From the listing that follows, output everything exactly except the pictures.

──────── GIVEN DATA ────────

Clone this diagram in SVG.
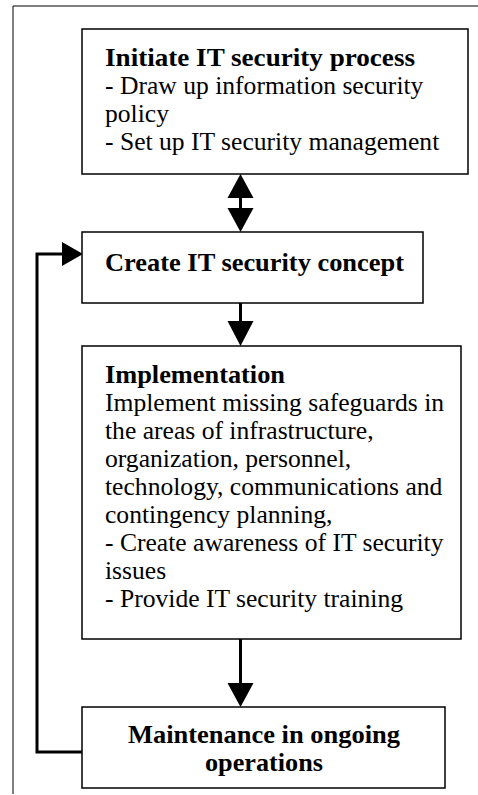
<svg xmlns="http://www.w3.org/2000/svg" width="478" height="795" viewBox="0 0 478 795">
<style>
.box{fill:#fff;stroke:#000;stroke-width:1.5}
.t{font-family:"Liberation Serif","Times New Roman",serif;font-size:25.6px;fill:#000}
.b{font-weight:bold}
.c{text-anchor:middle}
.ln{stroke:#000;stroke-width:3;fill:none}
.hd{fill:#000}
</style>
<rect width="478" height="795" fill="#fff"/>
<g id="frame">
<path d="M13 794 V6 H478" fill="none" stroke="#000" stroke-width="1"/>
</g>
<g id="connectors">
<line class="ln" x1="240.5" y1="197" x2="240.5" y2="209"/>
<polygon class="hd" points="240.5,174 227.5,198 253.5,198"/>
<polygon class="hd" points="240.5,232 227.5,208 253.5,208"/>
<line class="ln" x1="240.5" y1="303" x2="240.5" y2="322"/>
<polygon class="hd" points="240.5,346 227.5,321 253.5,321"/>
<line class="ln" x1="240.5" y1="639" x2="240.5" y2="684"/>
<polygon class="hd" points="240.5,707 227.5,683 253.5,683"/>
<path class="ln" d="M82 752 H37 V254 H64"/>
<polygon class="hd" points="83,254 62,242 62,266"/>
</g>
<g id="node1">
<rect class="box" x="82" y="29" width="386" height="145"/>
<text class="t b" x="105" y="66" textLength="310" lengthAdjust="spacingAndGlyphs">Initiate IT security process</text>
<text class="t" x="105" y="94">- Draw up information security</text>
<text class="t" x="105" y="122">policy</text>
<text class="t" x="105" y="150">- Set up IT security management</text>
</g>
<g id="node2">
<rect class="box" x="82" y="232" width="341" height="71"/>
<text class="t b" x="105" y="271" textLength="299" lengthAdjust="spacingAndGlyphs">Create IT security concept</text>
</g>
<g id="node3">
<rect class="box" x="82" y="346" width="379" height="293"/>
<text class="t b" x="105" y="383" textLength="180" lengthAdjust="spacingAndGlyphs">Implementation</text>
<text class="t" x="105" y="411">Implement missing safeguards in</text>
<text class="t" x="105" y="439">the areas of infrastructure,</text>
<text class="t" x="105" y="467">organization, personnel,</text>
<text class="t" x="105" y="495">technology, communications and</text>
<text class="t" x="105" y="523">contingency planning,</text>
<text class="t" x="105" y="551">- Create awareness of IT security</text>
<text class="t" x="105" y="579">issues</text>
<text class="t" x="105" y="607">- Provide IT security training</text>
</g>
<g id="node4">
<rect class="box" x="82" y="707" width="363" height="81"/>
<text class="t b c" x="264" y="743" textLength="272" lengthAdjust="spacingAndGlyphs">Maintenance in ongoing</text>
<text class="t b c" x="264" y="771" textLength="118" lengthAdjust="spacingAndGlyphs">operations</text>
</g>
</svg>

────────

EXERCISE OUTPUT:
Clone this diagram in SVG.
<svg xmlns="http://www.w3.org/2000/svg" width="478" height="795" viewBox="0 0 478 795">
<style>
.box{fill:#fff;stroke:#000;stroke-width:1.5}
.t{font-family:"Liberation Serif","Times New Roman",serif;font-size:25.6px;fill:#000}
.b{font-weight:bold}
.c{text-anchor:middle}
.ln{stroke:#000;stroke-width:3;fill:none}
.hd{fill:#000}
</style>
<rect width="478" height="795" fill="#fff"/>
<g id="frame">
<path d="M13 794 V6 H478" fill="none" stroke="#000" stroke-width="1"/>
</g>
<g id="connectors">
<line class="ln" x1="240.5" y1="197" x2="240.5" y2="209"/>
<polygon class="hd" points="240.5,174 227.5,198 253.5,198"/>
<polygon class="hd" points="240.5,232 227.5,208 253.5,208"/>
<line class="ln" x1="240.5" y1="303" x2="240.5" y2="322"/>
<polygon class="hd" points="240.5,346 227.5,321 253.5,321"/>
<line class="ln" x1="240.5" y1="639" x2="240.5" y2="684"/>
<polygon class="hd" points="240.5,707 227.5,683 253.5,683"/>
<path class="ln" d="M82 752 H37 V254 H64"/>
<polygon class="hd" points="83,254 62,242 62,266"/>
</g>
<g id="node1">
<rect class="box" x="82" y="29" width="386" height="145"/>
<text class="t b" x="105" y="66" textLength="310" lengthAdjust="spacingAndGlyphs">Initiate IT security process</text>
<text class="t" x="105" y="94">- Draw up information security</text>
<text class="t" x="105" y="122">policy</text>
<text class="t" x="105" y="150">- Set up IT security management</text>
</g>
<g id="node2">
<rect class="box" x="82" y="232" width="341" height="71"/>
<text class="t b" x="105" y="271" textLength="299" lengthAdjust="spacingAndGlyphs">Create IT security concept</text>
</g>
<g id="node3">
<rect class="box" x="82" y="346" width="379" height="293"/>
<text class="t b" x="105" y="383" textLength="180" lengthAdjust="spacingAndGlyphs">Implementation</text>
<text class="t" x="105" y="411">Implement missing safeguards in</text>
<text class="t" x="105" y="439">the areas of infrastructure,</text>
<text class="t" x="105" y="467">organization, personnel,</text>
<text class="t" x="105" y="495">technology, communications and</text>
<text class="t" x="105" y="523">contingency planning,</text>
<text class="t" x="105" y="551">- Create awareness of IT security</text>
<text class="t" x="105" y="579">issues</text>
<text class="t" x="105" y="607">- Provide IT security training</text>
</g>
<g id="node4">
<rect class="box" x="82" y="707" width="363" height="81"/>
<text class="t b c" x="264" y="743" textLength="272" lengthAdjust="spacingAndGlyphs">Maintenance in ongoing</text>
<text class="t b c" x="264" y="771" textLength="118" lengthAdjust="spacingAndGlyphs">operations</text>
</g>
</svg>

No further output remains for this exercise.